> TASK TO CARRY OUT
Repeat the listing that follows, character for character, minus the pictures.

> PROVIDED DATA
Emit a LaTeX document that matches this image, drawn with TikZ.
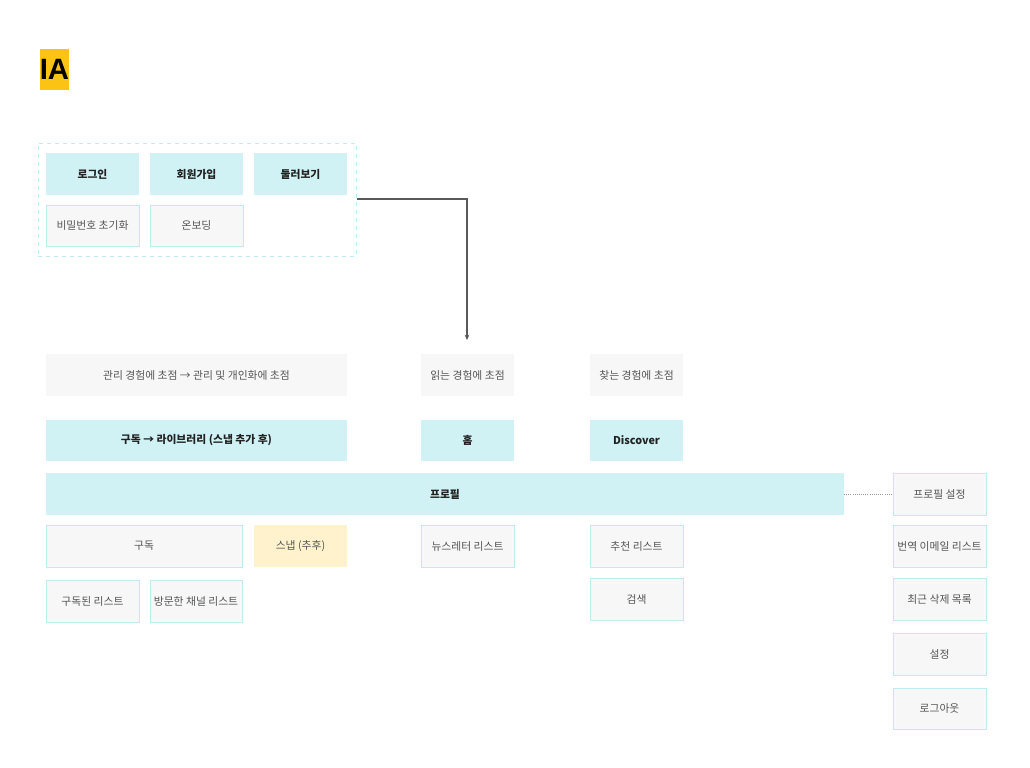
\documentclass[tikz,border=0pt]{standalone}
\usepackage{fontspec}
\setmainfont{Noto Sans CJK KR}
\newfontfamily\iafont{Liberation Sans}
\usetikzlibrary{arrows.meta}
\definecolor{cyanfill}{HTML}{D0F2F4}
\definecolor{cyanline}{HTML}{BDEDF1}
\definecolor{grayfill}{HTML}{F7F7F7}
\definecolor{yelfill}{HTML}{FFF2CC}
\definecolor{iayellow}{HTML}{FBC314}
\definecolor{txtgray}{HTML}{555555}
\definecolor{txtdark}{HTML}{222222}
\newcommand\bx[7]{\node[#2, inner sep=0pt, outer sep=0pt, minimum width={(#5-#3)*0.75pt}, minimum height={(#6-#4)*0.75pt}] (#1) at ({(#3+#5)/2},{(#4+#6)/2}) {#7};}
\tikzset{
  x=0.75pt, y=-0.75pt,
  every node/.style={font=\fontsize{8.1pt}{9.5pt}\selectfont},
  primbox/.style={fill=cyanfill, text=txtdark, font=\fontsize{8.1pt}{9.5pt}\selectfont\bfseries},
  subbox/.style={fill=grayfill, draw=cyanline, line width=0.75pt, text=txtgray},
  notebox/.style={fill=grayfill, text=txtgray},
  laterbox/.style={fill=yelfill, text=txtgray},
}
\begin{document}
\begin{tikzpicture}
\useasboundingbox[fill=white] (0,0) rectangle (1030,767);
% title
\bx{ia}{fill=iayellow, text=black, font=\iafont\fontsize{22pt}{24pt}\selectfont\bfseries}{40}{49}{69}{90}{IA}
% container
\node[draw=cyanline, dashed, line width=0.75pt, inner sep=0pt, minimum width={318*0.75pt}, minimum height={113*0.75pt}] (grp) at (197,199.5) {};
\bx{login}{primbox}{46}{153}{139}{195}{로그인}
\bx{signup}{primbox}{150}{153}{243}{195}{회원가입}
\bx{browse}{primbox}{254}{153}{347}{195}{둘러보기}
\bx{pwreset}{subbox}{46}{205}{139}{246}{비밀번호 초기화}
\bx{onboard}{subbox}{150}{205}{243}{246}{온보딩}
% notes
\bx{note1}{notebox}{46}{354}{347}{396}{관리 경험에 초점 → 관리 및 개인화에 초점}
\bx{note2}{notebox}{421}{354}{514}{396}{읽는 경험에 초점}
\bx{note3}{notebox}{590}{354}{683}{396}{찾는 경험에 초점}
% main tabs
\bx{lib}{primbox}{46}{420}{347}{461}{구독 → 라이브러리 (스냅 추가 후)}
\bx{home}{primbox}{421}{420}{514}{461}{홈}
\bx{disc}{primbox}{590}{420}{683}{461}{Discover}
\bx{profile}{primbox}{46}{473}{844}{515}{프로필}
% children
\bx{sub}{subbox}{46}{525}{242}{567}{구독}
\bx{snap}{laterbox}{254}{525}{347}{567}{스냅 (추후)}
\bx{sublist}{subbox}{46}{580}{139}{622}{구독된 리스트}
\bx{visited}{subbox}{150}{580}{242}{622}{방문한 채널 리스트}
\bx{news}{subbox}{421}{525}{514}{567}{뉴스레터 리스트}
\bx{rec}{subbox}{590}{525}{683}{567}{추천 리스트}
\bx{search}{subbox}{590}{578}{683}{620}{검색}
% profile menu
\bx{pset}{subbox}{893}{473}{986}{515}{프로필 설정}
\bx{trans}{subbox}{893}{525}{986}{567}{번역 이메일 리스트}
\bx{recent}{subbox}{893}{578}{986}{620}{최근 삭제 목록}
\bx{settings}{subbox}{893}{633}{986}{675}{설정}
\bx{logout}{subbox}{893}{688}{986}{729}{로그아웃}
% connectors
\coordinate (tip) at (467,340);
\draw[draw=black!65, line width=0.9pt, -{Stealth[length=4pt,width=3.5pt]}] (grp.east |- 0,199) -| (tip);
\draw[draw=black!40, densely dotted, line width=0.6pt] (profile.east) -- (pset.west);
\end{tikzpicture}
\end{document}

> COMPLETED EXERCISE
Emit a LaTeX document that matches this image, drawn with TikZ.
\documentclass[tikz,border=0pt]{standalone}
\usepackage{fontspec}
\setmainfont{Noto Sans CJK KR}
\newfontfamily\iafont{Liberation Sans}
\usetikzlibrary{arrows.meta}
\definecolor{cyanfill}{HTML}{D0F2F4}
\definecolor{cyanline}{HTML}{BDEDF1}
\definecolor{grayfill}{HTML}{F7F7F7}
\definecolor{yelfill}{HTML}{FFF2CC}
\definecolor{iayellow}{HTML}{FBC314}
\definecolor{txtgray}{HTML}{555555}
\definecolor{txtdark}{HTML}{222222}
\newcommand\bx[7]{\node[#2, inner sep=0pt, outer sep=0pt, minimum width={(#5-#3)*0.75pt}, minimum height={(#6-#4)*0.75pt}] (#1) at ({(#3+#5)/2},{(#4+#6)/2}) {#7};}
\tikzset{
  x=0.75pt, y=-0.75pt,
  every node/.style={font=\fontsize{8.1pt}{9.5pt}\selectfont},
  primbox/.style={fill=cyanfill, text=txtdark, font=\fontsize{8.1pt}{9.5pt}\selectfont\bfseries},
  subbox/.style={fill=grayfill, draw=cyanline, line width=0.75pt, text=txtgray},
  notebox/.style={fill=grayfill, text=txtgray},
  laterbox/.style={fill=yelfill, text=txtgray},
}
\begin{document}
\begin{tikzpicture}
\useasboundingbox[fill=white] (0,0) rectangle (1030,767);
% title
\bx{ia}{fill=iayellow, text=black, font=\iafont\fontsize{22pt}{24pt}\selectfont\bfseries}{40}{49}{69}{90}{IA}
% container
\node[draw=cyanline, dashed, line width=0.75pt, inner sep=0pt, minimum width={318*0.75pt}, minimum height={113*0.75pt}] (grp) at (197,199.5) {};
\bx{login}{primbox}{46}{153}{139}{195}{로그인}
\bx{signup}{primbox}{150}{153}{243}{195}{회원가입}
\bx{browse}{primbox}{254}{153}{347}{195}{둘러보기}
\bx{pwreset}{subbox}{46}{205}{139}{246}{비밀번호 초기화}
\bx{onboard}{subbox}{150}{205}{243}{246}{온보딩}
% notes
\bx{note1}{notebox}{46}{354}{347}{396}{관리 경험에 초점 → 관리 및 개인화에 초점}
\bx{note2}{notebox}{421}{354}{514}{396}{읽는 경험에 초점}
\bx{note3}{notebox}{590}{354}{683}{396}{찾는 경험에 초점}
% main tabs
\bx{lib}{primbox}{46}{420}{347}{461}{구독 → 라이브러리 (스냅 추가 후)}
\bx{home}{primbox}{421}{420}{514}{461}{홈}
\bx{disc}{primbox}{590}{420}{683}{461}{Discover}
\bx{profile}{primbox}{46}{473}{844}{515}{프로필}
% children
\bx{sub}{subbox}{46}{525}{242}{567}{구독}
\bx{snap}{laterbox}{254}{525}{347}{567}{스냅 (추후)}
\bx{sublist}{subbox}{46}{580}{139}{622}{구독된 리스트}
\bx{visited}{subbox}{150}{580}{242}{622}{방문한 채널 리스트}
\bx{news}{subbox}{421}{525}{514}{567}{뉴스레터 리스트}
\bx{rec}{subbox}{590}{525}{683}{567}{추천 리스트}
\bx{search}{subbox}{590}{578}{683}{620}{검색}
% profile menu
\bx{pset}{subbox}{893}{473}{986}{515}{프로필 설정}
\bx{trans}{subbox}{893}{525}{986}{567}{번역 이메일 리스트}
\bx{recent}{subbox}{893}{578}{986}{620}{최근 삭제 목록}
\bx{settings}{subbox}{893}{633}{986}{675}{설정}
\bx{logout}{subbox}{893}{688}{986}{729}{로그아웃}
% connectors
\coordinate (tip) at (467,340);
\draw[draw=black!65, line width=0.9pt, -{Stealth[length=4pt,width=3.5pt]}] (grp.east |- 0,199) -| (tip);
\draw[draw=black!40, densely dotted, line width=0.6pt] (profile.east) -- (pset.west);
\end{tikzpicture}
\end{document}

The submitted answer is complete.